# Bare shaft distance



## Guardian Shoote (Jan 11, 2007)

30 yards same poi. I have shot them further but poi is not the same.


----------



## Rhody Hunter (Jul 14, 2008)

I try to get to 30 but 20 is fine . At 30 or more it gets exaggerated with wind or especially form . It will show up if there are inconsistencies in form or bad form. It can drive you crazy sure. You would have to put it on a shooter to take out the human error in it. 
Even with fletching I wouldn't adjust anything if I'm shooting outside on a windy day.


----------



## P&y only (Feb 26, 2009)

40 is my top so far. I will get 60 some day. A micro adjust rest becomes pretty important after you get past 30 because the tweaks are SO tiny. I can even claim a bareshaft in a bareshaft robinhood at 30. That was cool! Another thing about shooting them longer is your grip must be absolutely torque free or EXACTLY repeatable.


----------



## gofor (Feb 4, 2013)

Realize that the further from the target, the more difference in height of impact point due to the bare shaft weighing less and having no fletch drag. The slower the bow, the more pronounced the difference.

Go


----------



## P&y only (Feb 26, 2009)

gofor said:


> Realize that the further from the target, the more difference in height of impact point due to the bare shaft weighing less and having no fletch drag. The slower the bow, the more pronounced the difference.
> 
> Go


True. I add electrical tape to the bareshaft to match weight of fletchings.


----------



## SonnyThomas (Sep 10, 2006)

P&y only said:


> True. I add electrical tape to the bareshaft to match weight of fletchings.
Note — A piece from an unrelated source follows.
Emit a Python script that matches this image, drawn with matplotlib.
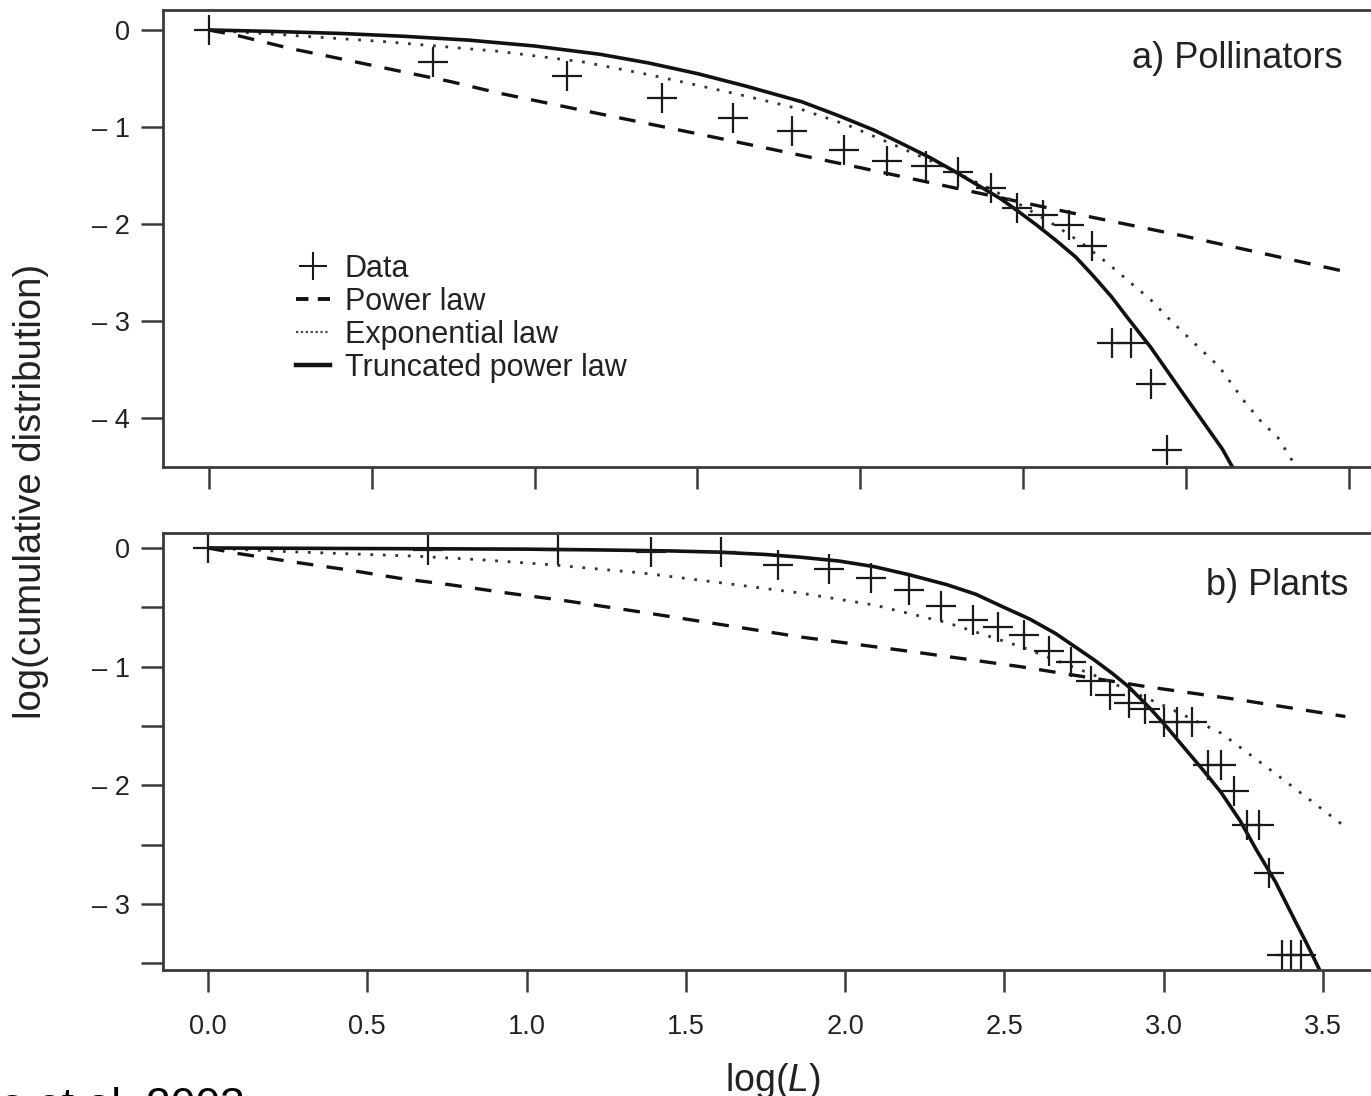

Good one, P&Y. The correct way to bare shaft tune.


----------



## OhioShedder (Nov 24, 2012)

At long distances I am more interested in left and right impacts with bareshaft since fletch drag and not just arrow weight becomes more pronounced. I can't get them to group beyond about 25 yards and I think it's a combination of torque and grip issues. All my other tuning methods tell me my spine, centershot, and nock point are good. I'm trying to micro tune and frustrated trying to figure out what the long range bare shafts are telling me.


----------



## P&y only (Feb 26, 2009)

What bow?


----------



## OhioShedder (Nov 24, 2012)

PSE freak max. Shooting fingers and I think my 7595 shafts might be a touch stiff. Bare shafts tend to go left after 20 yds.


----------



## Guardian Shoote (Jan 11, 2007)

I use electrical tape as well


----------



## gofor (Feb 4, 2013)

Great tip on the tape. Thank you.

Go


----------



## wacker stacker (Feb 2, 2006)

20 unless you get a perfect day with no wind. Just and fletching and and go hunting.


----------



## Strodav (Apr 25, 2012)

Tune to within 1" at 30yds, but shoot longer. I get about 8" difference (bare shaft is high and right) at 50yds, but bare shafts group as well as fletched arrows at 50yds. Always wondered if the spin and drag due to the vanes would make it impossible for them to hit together at longer distances? I add weight inside the shaft in front of the nock to keep the weight and FOC equal. Usually cut off, trim, then glue the back end of a glue in point inside the shaft to add the weight.


----------



## Big Rack Buck (Jan 15, 2011)

Here's a slick way to add weight to the back of your arrow to ensure both fletched and unfletched are matched FOC. This is especially good if you shoot a lizard tongue or another contact rest. Remove your nock, weigh it and drip candle wax inside the nock or pin nock adapter until you match your weight of your fletchings, I typically go just a scoche under my fletching weight since the weight is slightly farther back from center then my vanes. For instance if my vanes weigh 12.4 grains, I will add 12 +/- granes and this typically be a representative match to my fletched arrows for FOC and ballance point. When I shoot my dropaway i just usually add electrical tape, but I think it's easier to keep the weight concentric in the arrow if you use wax as it fills the cavity and automatically levels out. One thing, just be careful not to get it on the outside of the nock that goes in the arrow as it will act as a lubricant and may cause your nock to turn more freely than you prefer. I usually just wrap it with some tape to protect the outside surface.


----------



## JF from VA (Dec 5, 2002)

Good tip Big Rack, I do this myself. I used to shoot fingers with a flipper-style rest. I found the tape I was putting on the back of the arrow was hitting the rest and causing erratic flight.


----------



## dillio67 (Oct 1, 2004)

20 yds is all most can shoot....to bare shaft 30 takes exceptional form


----------